_AIM:_ Working from the top of the listing below, retype each line through the line containing "TITLE_POS = (347.5, 27.5)", both included, with no pictures.

_DATASET CONTENT:_
════════════════════

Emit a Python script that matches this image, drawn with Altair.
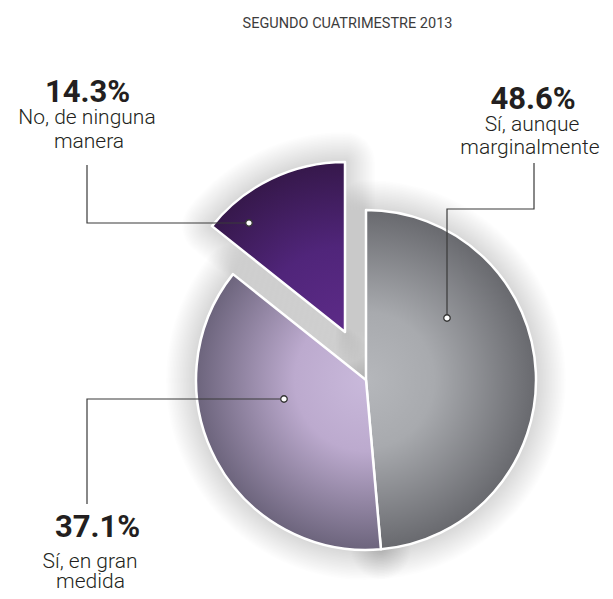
import math
import altair as alt
import pandas as pd

# ---------------- data ----------------
title_text = "SEGUNDO CUATRIMESTRE 2013"
categories = ["Sí, aunque marginalmente", "Sí, en gran medida", "No, de ninguna manera"]
values = [48.6, 37.1, 14.3]
pct_labels = ["48.6%", "37.1%", "14.3%"]
label_line1 = ["Sí, aunque", "Sí, en gran", "No, de ninguna"]
label_line2 = ["marginalmente", "medida", "manera"]

# ---------------- layout / style ----------------
W, H = 605, 591          # drawing frame in page pixels (page margin is 8)
CX, CY, R = 366, 380, 170
EXPLODED = 2
DX, DY = -21, -48
TOTAL = sum(values)

# gradient stops per slice (offset, colour)
GRAD_STOPS = [
    [(0.0, "#b5b7bb"), (0.4, "#a8aaae"), (1.0, "#68696e")],
    [(0.0, "#c9b9db"), (0.42, "#bcaace"), (1.0, "#6c647c")],
    [(0.0, "#5d2b88"), (0.5, "#50257a"), (1.0, "#36184b")],
]

# label text positions (x centre, baseline)
PCT_POS = [(533, 108.5), (97.5, 536.5), (87.5, 102)]
L1_POS = [(532, 131), (90, 567.5), (87, 124)]
L2_POS = [(530, 154), (90.5, 588), (89, 148)]
TITLE_POS = (347.5, 27.5)

# leader polylines (first point is the dot inside the slice)
LEADERS = [
    [(447, 318), (447, 209), (534, 209), (534, 163)],
    [(284, 399), (87, 399), (87, 504)],
    [(249, 223), (87, 223), (87, 165)],
]

df = pd.DataFrame({"cat": categories, "value": values, "order": list(range(len(values)))})

xs = alt.Scale(domain=[0, W], range=[0, W])
ys = alt.Scale(domain=[0, H], range=[0, H])
ts = alt.Scale(domain=[0, TOTAL], range=[0, 2 * math.pi])

base = alt.Chart(df).transform_window(
    cum="sum(value)", sort=[alt.SortField("order", order="ascending")], frame=[None, 0]
).transform_calculate(
    start="datum.cum - datum.value",
    cx=f"datum.order == {EXPLODED} ? {CX + DX} : {CX}",
    cy=f"datum.order == {EXPLODED} ? {CY + DY} : {CY}",
)

arc_enc = dict(
    x=alt.X("cx:Q", scale=xs, axis=None),
    y=alt.Y("cy:Q", scale=ys, axis=None),
    theta=alt.Theta("start:Q", scale=ts),
    theta2=alt.Theta2("cum:Q"),
)


def sector_bbox(cx, cy, r, a0, a1):
    pts = [(cx, cy)]
    angs = [a0, a1] + [k * math.pi / 2 for k in range(5) if a0 < k * math.pi / 2 < a1]
    for a in angs:
        pts.append((cx + r * math.sin(a), cy - r * math.cos(a)))
    xs_ = [p[0] for p in pts]
    ys_ = [p[1] for p in pts]
    return min(xs_), min(ys_), max(xs_), max(ys_)


def radial_fill(i):
    a0 = sum(values[:i]) / TOTAL * 2 * math.pi
    a1 = sum(values[: i + 1]) / TOTAL * 2 * math.pi
    cx = CX + (DX if i == EXPLODED else 0)
    cy = CY + (DY if i == EXPLODED else 0)
    x0, y0, x1, y1 = sector_bbox(cx, cy, R, a0, a1)
    s = max(x1 - x0, y1 - y0)
    ux0 = (x0 + x1) / 2 - s / 2
    uy0 = (y0 + y1) / 2 - s / 2
    gx, gy, gr = (cx - ux0) / s, (cy - uy0) / s, R / s
    return alt.RadialGradient(
        gradient="radial",
        stops=[alt.GradientStop(color=c, offset=o) for o, c in GRAD_STOPS[i]],
        x1=gx, y1=gy, r1=0, x2=gx, y2=gy, r2=gr,
    )


layers = []
# soft shadow / glow built from many thin translucent strokes
for w in range(60, 2, -3):
    layers.append(
        base.mark_arc(
            outerRadius=R, fillOpacity=0, stroke="#000000", strokeOpacity=0.0095,
            strokeWidth=w, strokeJoin="round",
        ).encode(**arc_enc)
    )

# slices with gradient fills
for i in range(len(values)):
    layers.append(
        base.transform_filter(f"datum.order == {i}")
        .mark_arc(outerRadius=R, fill=radial_fill(i), stroke="#ffffff", strokeWidth=2.5, strokeJoin="round")
        .encode(**arc_enc)
    )

# leader lines
lead_rows = []
for k, pts in enumerate(LEADERS):
    for j, (x, y) in enumerate(pts):
        lead_rows.append({"id": k, "seq": j, "x": x, "y": y})
lead_df = pd.DataFrame(lead_rows)
layers.append(
    alt.Chart(lead_df).mark_line(color="#3a3a3a", strokeWidth=1.2).encode(
        x=alt.X("x:Q", scale=xs, axis=None),
        y=alt.Y("y:Q", scale=ys, axis=None),
        detail="id:N",
        order="seq:Q",
    )
)
dot_df = lead_df[lead_df["seq"] == 0]
layers.append(
    alt.Chart(dot_df).mark_circle(color="#ffffff", opacity=1, stroke="#333333", strokeWidth=1.3, size=42).encode(
        x=alt.X("x:Q", scale=xs, axis=None),
        y=alt.Y("y:Q", scale=ys, axis=None),
    )
)

# texts
pct_df = pd.DataFrame({"t": pct_labels, "x": [p[0] for p in PCT_POS], "y": [p[1] for p in PCT_POS]})
line_df = pd.DataFrame({
    "t": label_line1 + label_line2,
    "x": [p[0] for p in L1_POS] + [p[0] for p in L2_POS],
    "y": [p[1] for p in L1_POS] + [p[1] for p in L2_POS],
})
title_df = pd.DataFrame({"t": [title_text], "x": [TITLE_POS[0]], "y": [TITLE_POS[1]]})

txt_enc = dict(
    x=alt.X("x:Q", scale=xs, axis=None),
    y=alt.Y("y:Q", scale=ys, axis=None),
    text="t:N",
)
layers.append(
    alt.Chart(pct_df).mark_text(font="Roboto", fontSize=31, fontWeight="bold", color="#231f20",
                                align="center", baseline="alphabetic").encode(**txt_enc)
)
layers.append(
    alt.Chart(line_df).mark_text(font="Roboto", fontSize=21, fontWeight=300, color="#231f20",
                                 align="center", baseline="alphabetic").encode(**txt_enc)
)
layers.append(
    alt.Chart(title_df).mark_text(font="Roboto", fontSize=14.5, fontWeight=400, color="#3c3c3c",
                                  align="center", baseline="alphabetic").encode(**txt_enc)
)

chart = alt.layer(*layers).properties(
    width=W, height=H, autosize="none",
    padding={"left": -8, "top": -8, "right": 0, "bottom": 0},
    background="#ffffff",
).configure_view(strokeWidth=0)

chart.save("out.html", embed_options={"renderer": "svg", "actions": False})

════════════════════

_FINISHED ANSWER:_
Emit a Python script that matches this image, drawn with Altair.
import math
import altair as alt
import pandas as pd

# ---------------- data ----------------
title_text = "SEGUNDO CUATRIMESTRE 2013"
categories = ["Sí, aunque marginalmente", "Sí, en gran medida", "No, de ninguna manera"]
values = [48.6, 37.1, 14.3]
pct_labels = ["48.6%", "37.1%", "14.3%"]
label_line1 = ["Sí, aunque", "Sí, en gran", "No, de ninguna"]
label_line2 = ["marginalmente", "medida", "manera"]

# ---------------- layout / style ----------------
W, H = 605, 591          # drawing frame in page pixels (page margin is 8)
CX, CY, R = 366, 380, 170
EXPLODED = 2
DX, DY = -21, -48
TOTAL = sum(values)

# gradient stops per slice (offset, colour)
GRAD_STOPS = [
    [(0.0, "#b5b7bb"), (0.4, "#a8aaae"), (1.0, "#68696e")],
    [(0.0, "#c9b9db"), (0.42, "#bcaace"), (1.0, "#6c647c")],
    [(0.0, "#5d2b88"), (0.5, "#50257a"), (1.0, "#36184b")],
]

# label text positions (x centre, baseline)
PCT_POS = [(533, 108.5), (97.5, 536.5), (87.5, 102)]
L1_POS = [(532, 131), (90, 567.5), (87, 124)]
L2_POS = [(530, 154), (90.5, 588), (89, 148)]
TITLE_POS = (347.5, 27.5)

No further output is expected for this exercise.